B.     That the Christians came together to discuss the issue and listened to the arguments based on the work of the Holy Spirit through Peter [Acts 15:7-11], Barnabas and Paul [Acts 15:12] and the revelation of the Holy Spirit mentioned by James [Acts 15:13-18], demonstrated that these brethren believed God’s will on the matter could be understood. One of the major reasons so much doctrinal division is allowed in churches today is an underlying current that says, “We can’t really figure it out.” But we can understand what the will of the Lord is (Ephesians 5:17).

C.     The Jerusalem church was able to overcome this problem because they kept the discussion centered on the problem, not the personalities. The discussion was about what the Spirit had revealed. It was not about who had the problem. Barnabas didn’t say, “These guys are Pharisees. Remember how much trouble the Lord had with the Pharisees? They can’t be right.” They didn’t name call and make personal attacks. They examined the issues.

D.     Having been a party to numerous religious discussions, disagreements and debates I am constantly amazed at what occurred in Jerusalem over this issue. There was a big doctrinal problem over the necessity of circumcision, but by the end of the discussion there was unity (Acts 15:22). That demonstrates a great key to overcoming doctrinal problems. Those Pharisees who were incorrect about circumcision were not interested in simply defending their position. They wanted to believe the truth. They wanted to teach the truth. They were simply mistaken. Instead of allowing their pride to get in the way, they humbly submitted to what the Holy Spirit had revealed. The fact is, the only way doctrinal problems will ever be resolved is if we remove our own pride and agree to submit to whatever the Spirit has said.
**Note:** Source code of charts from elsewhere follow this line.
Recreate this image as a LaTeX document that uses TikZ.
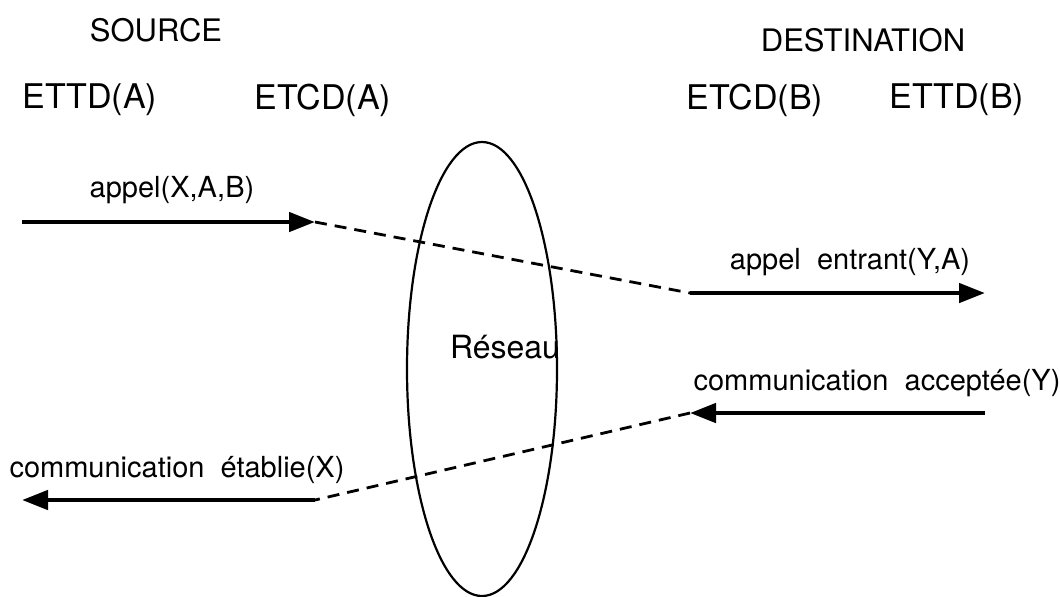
\documentclass[tikz,border=0pt]{standalone}
\usepackage{fontspec}
\setmainfont{TeX Gyre Heros}
\usetikzlibrary{arrows.meta}

\begin{document}
\begin{tikzpicture}[x=0.5pt,y=-0.5pt,
  msg/.style={line width=2.3pt,-{Triangle[length=13pt,width=9.5pt]}},
  lien/.style={line width=1.4pt,dash pattern=on 6pt off 4pt},
  lbl/.style={font=\fontsize{14.5}{17}\selectfont,inner sep=0pt},
  hdr/.style={font=\fontsize{17}{20}\selectfont,inner sep=0pt}]
\useasboundingbox (0,0) rectangle (1060,596);
% en-tetes
\node[hdr,font=\fontsize{15.5}{18}\selectfont] (src) at (156,30) {SOURCE};
\node[hdr,font=\fontsize{15.5}{18}\selectfont] (dst) at (863,40) {DESTINATION};
\node[hdr] (ettdA) at (90,100) {ETTD(A)};
\node[hdr] (etcdA) at (323,100) {ETCD(A)};
\node[hdr] (etcdB) at (755,100) {ETCD(B)};
\node[hdr] (ettdB) at (957,100) {ETTD(B)};
% reseau
\draw[line width=1.1pt] (482,369) ellipse [x radius=75, y radius=227];
\node[hdr,font=\fontsize{16}{19}\selectfont] (reseau) at (505,347) {Réseau};
% extremites des fleches
\coordinate (a1) at (22,222);
\coordinate (b1) at (315,222);
\coordinate (a2) at (690,293);
\coordinate (b2) at (985,293);
\coordinate (a3) at (985,413);
\coordinate (b3) at (690,413);
\coordinate (a4) at (315,500);
\coordinate (b4) at (22,500);
\draw[msg] (a1) -- (b1);
\draw[lien] (b1) -- (a2);
\draw[msg] (a2) -- (b2);
\draw[msg] (a3) -- (b3);
\draw[lien] (b3) -- (a4);
\draw[msg] (a4) -- (b4);
\node[lbl] (m1) at (172,190) {appel(X,A,B)};
\node[lbl] (m2) at (850,262) {appel\ \ entrant(Y,A)};
\node[lbl] (m3) at (877,383) {communication\ \ acceptée(Y)};
\node[lbl] (m4) at (177,470) {communication\ \ établie(X)};
\end{tikzpicture}
\end{document}
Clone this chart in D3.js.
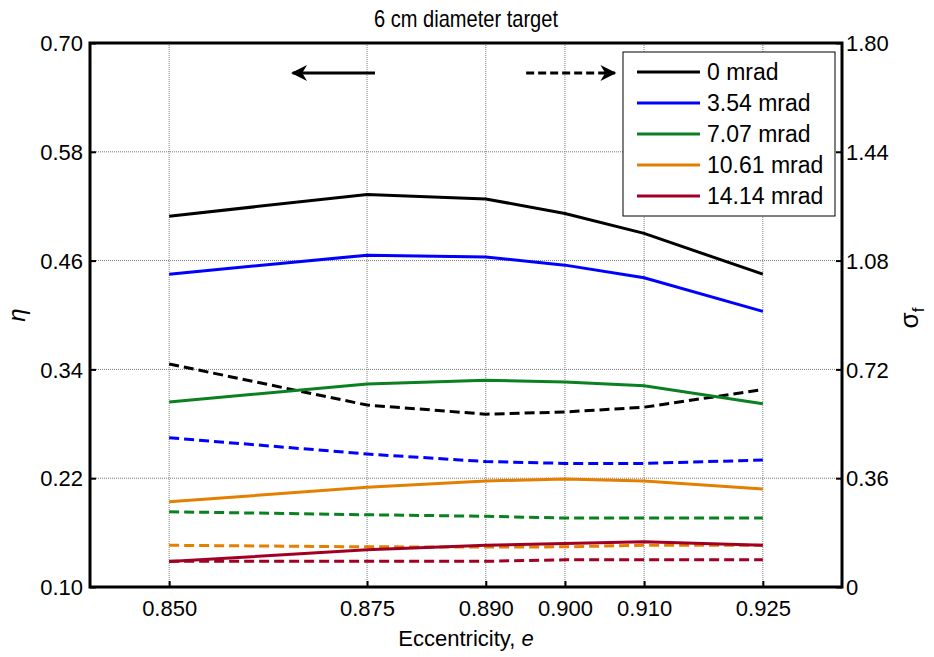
<!DOCTYPE html>
<html>
<head>
<meta charset="utf-8">
<script src="https://cdn.jsdelivr.net/npm/d3@7"></script>
<style>
  body { margin: 0; background: #fff; }
  text { font-family: Arial, "Liberation Sans", sans-serif; fill: #000; }
</style>
</head>
<body>
<svg id="chart" width="934" height="657"></svg>
<script>
// Data
const eccentricity = [0.850, 0.875, 0.890, 0.900, 0.910, 0.925];
const xTicks = [0.850, 0.875, 0.890, 0.900, 0.910, 0.925];
const etaTicks = [0.10, 0.22, 0.34, 0.46, 0.58, 0.70];
const sigmaTicks = [0, 0.36, 0.72, 1.08, 1.44, 1.80];
const seriesNames = ["0 mrad", "3.54 mrad", "7.07 mrad", "10.61 mrad", "14.14 mrad"];
const seriesColors = ["#000000", "#0000ff", "#0a8020", "#e47f00", "#a00024"];

// efficiency eta (solid, left axis)
const eta0 = [0.509, 0.533, 0.528, 0.512, 0.490, 0.445];
const eta1 = [0.445, 0.466, 0.464, 0.455, 0.441, 0.404];
const eta2 = [0.304, 0.324, 0.328, 0.326, 0.322, 0.302];
const eta3 = [0.194, 0.210, 0.217, 0.219, 0.217, 0.208];
const eta4 = [0.128, 0.141, 0.146, 0.148, 0.150, 0.146];

// sigma_f (dashed, right axis)
const sig0 = [0.738, 0.602, 0.572, 0.579, 0.595, 0.653];
const sig1 = [0.494, 0.440, 0.415, 0.409, 0.409, 0.420];
const sig2 = [0.249, 0.239, 0.234, 0.228, 0.228, 0.228];
const sig3 = [0.138, 0.133, 0.132, 0.133, 0.138, 0.138];
const sig4 = [0.085, 0.085, 0.085, 0.090, 0.090, 0.090];

const etaSeries = [eta0, eta1, eta2, eta3, eta4];
const sigSeries = [sig0, sig1, sig2, sig3, sig4];

const margin = {top: 43, right: 92, bottom: 70, left: 90};
const width = 934, height = 657;

const svg = d3.select("#chart");

const x = d3.scaleLinear().domain([0.84, 0.935]).range([margin.left, width - margin.right]);
const yL = d3.scaleLinear().domain([0.10, 0.70]).range([height - margin.bottom, margin.top]);
const yR = d3.scaleLinear().domain([0, 1.80]).range([height - margin.bottom, margin.top]);

const x0 = margin.left, x1 = width - margin.right;
const y0 = height - margin.bottom, y1 = margin.top;

// Grid
const grid = svg.append("g")
    .attr("stroke", "#7a7a7a")
    .attr("stroke-width", 1)
    .attr("stroke-dasharray", "1,1");
grid.selectAll(".vx")
    .data(xTicks)
    .join("line")
    .attr("x1", d => x(d)).attr("x2", d => x(d))
    .attr("y1", y1).attr("y2", y0);
grid.selectAll(".hy")
    .data(etaTicks.slice(1, -1))
    .join("line")
    .attr("x1", x0).attr("x2", x1)
    .attr("y1", d => yL(d)).attr("y2", d => yL(d));

// Lines
const lineL = d3.line().x((d, i) => x(eccentricity[i])).y(d => yL(d));
const lineR = d3.line().x((d, i) => x(eccentricity[i])).y(d => yR(d));

svg.append("g")
    .selectAll("path")
    .data(sigSeries)
    .join("path")
    .attr("fill", "none")
    .attr("stroke", (d, i) => seriesColors[i])
    .attr("stroke-width", 3)
    .attr("stroke-dasharray", "10,5")
    .attr("d", lineR);

svg.append("g")
    .selectAll("path")
    .data(etaSeries)
    .join("path")
    .attr("fill", "none")
    .attr("stroke", (d, i) => seriesColors[i])
    .attr("stroke-width", 3)
    .attr("d", lineL);

// Axes
const bottomAxis = svg.append("g")
    .attr("transform", `translate(0,${y0})`)
    .call(d3.axisBottom(x).tickValues(xTicks).tickFormat(d3.format(".3f")).tickSize(-6).tickPadding(13));
const leftAxis = svg.append("g")
    .attr("transform", `translate(${x0},0)`)
    .call(d3.axisLeft(yL).tickValues(etaTicks).tickFormat(d3.format(".2f")).tickSize(-6).tickPadding(7));
const rightAxis = svg.append("g")
    .attr("transform", `translate(${x1},0)`)
    .call(d3.axisRight(yR).tickValues(sigmaTicks).tickFormat(d => d === 0 ? "0" : d3.format(".2f")(d)).tickSize(-6).tickPadding(4));

[bottomAxis, leftAxis, rightAxis].forEach(g => {
    g.select(".domain").remove();
    g.selectAll(".tick line").attr("stroke", "#000").attr("stroke-width", 2);
    g.selectAll(".tick text").style("font-size", "22px").attr("font-family", null);
});
leftAxis.selectAll(".tick text").attr("dy", "0.35em");
rightAxis.selectAll(".tick text").attr("dy", "0.35em");

// Frame
svg.append("rect")
    .attr("x", x0).attr("y", y1)
    .attr("width", x1 - x0).attr("height", y0 - y1)
    .attr("fill", "none")
    .attr("stroke", "#000")
    .attr("stroke-width", 3);

// Direction arrows
const arrowY = 73;
svg.append("defs").append("marker")
    .attr("id", "head")
    .attr("viewBox", "0 0 10 10")
    .attr("refX", 9).attr("refY", 5)
    .attr("markerWidth", 22).attr("markerHeight", 16)
    .attr("markerUnits", "userSpaceOnUse")
    .attr("orient", "auto")
    .append("path")
    .attr("d", "M0,0 L10,5 L0,10 L3,5 Z")
    .attr("fill", "#000");

svg.append("line")
    .attr("x1", x(0.8760)).attr("x2", x(0.8656))
    .attr("y1", arrowY).attr("y2", arrowY)
    .attr("stroke", "#000").attr("stroke-width", 3)
    .attr("marker-end", "url(#head)");
svg.append("line")
    .attr("x1", x(0.8951)).attr("x2", x(0.9063))
    .attr("y1", arrowY).attr("y2", arrowY)
    .attr("stroke", "#000").attr("stroke-width", 3)
    .attr("stroke-dasharray", "8,4")
    .attr("marker-end", "url(#head)");

// Legend
const legend = svg.append("g").attr("transform", "translate(623,52)");
legend.append("rect")
    .attr("width", 212).attr("height", 164)
    .attr("fill", "#fff").attr("stroke", "#000").attr("stroke-width", 1);
const item = legend.selectAll(".item")
    .data(seriesNames)
    .join("g")
    .attr("transform", (d, i) => `translate(0,${20 + i * 31})`);
item.append("line")
    .attr("x1", 14).attr("x2", 77)
    .attr("stroke", (d, i) => seriesColors[i])
    .attr("stroke-width", 3);
item.append("text")
    .attr("x", 84).attr("dy", "0.35em")
    .style("font-size", "23px")
    .text(d => d);

// Title (the reference uses a narrow face, so squeeze it)
svg.append("text")
    .attr("x", (x0 + x1) / 2).attr("y", 27)
    .attr("text-anchor", "middle")
    .attr("textLength", 184)
    .attr("lengthAdjust", "spacingAndGlyphs")
    .style("font-size", "24px")
    .text("6 cm diameter target");

const xl = svg.append("text")
    .attr("x", (x0 + x1) / 2).attr("y", 646)
    .attr("text-anchor", "middle")
    .style("font-size", "22px");
xl.append("tspan").text("Eccentricity, ");
xl.append("tspan").style("font-style", "italic").text("e");

svg.append("text")
    .attr("transform", "translate(25,315) rotate(-90)")
    .attr("text-anchor", "middle")
    .style("font-size", "24px")
    .style("font-style", "italic")
    .text("η");

const sl = svg.append("text")
    .attr("transform", "translate(918,318) rotate(-90)")
    .attr("text-anchor", "middle")
    .style("font-size", "26px");
sl.append("tspan").text("σ");
sl.append("tspan").attr("dy", 6).style("font-size", "17px").text("f");
</script>
</body>
</html>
E.     Of course, we have been involved in too many discussions where brethren were not willing to submit to the Holy Spirit’s guidance in the Word. What do we do then? We revert back to what we learned in the first part of this lesson about dealing with sin in the members.


      As I have said before, we are at a crossroads. We can either be satisfied where we are or we can follow Jerusalem’s example. If we choose the first, we will do what all American churches do: peak, plateau and eventually die. If we choose the latter, we can be what Jerusalem was. We can set Franklin, Middle Tennessee and the world ablaze with God’s gospel.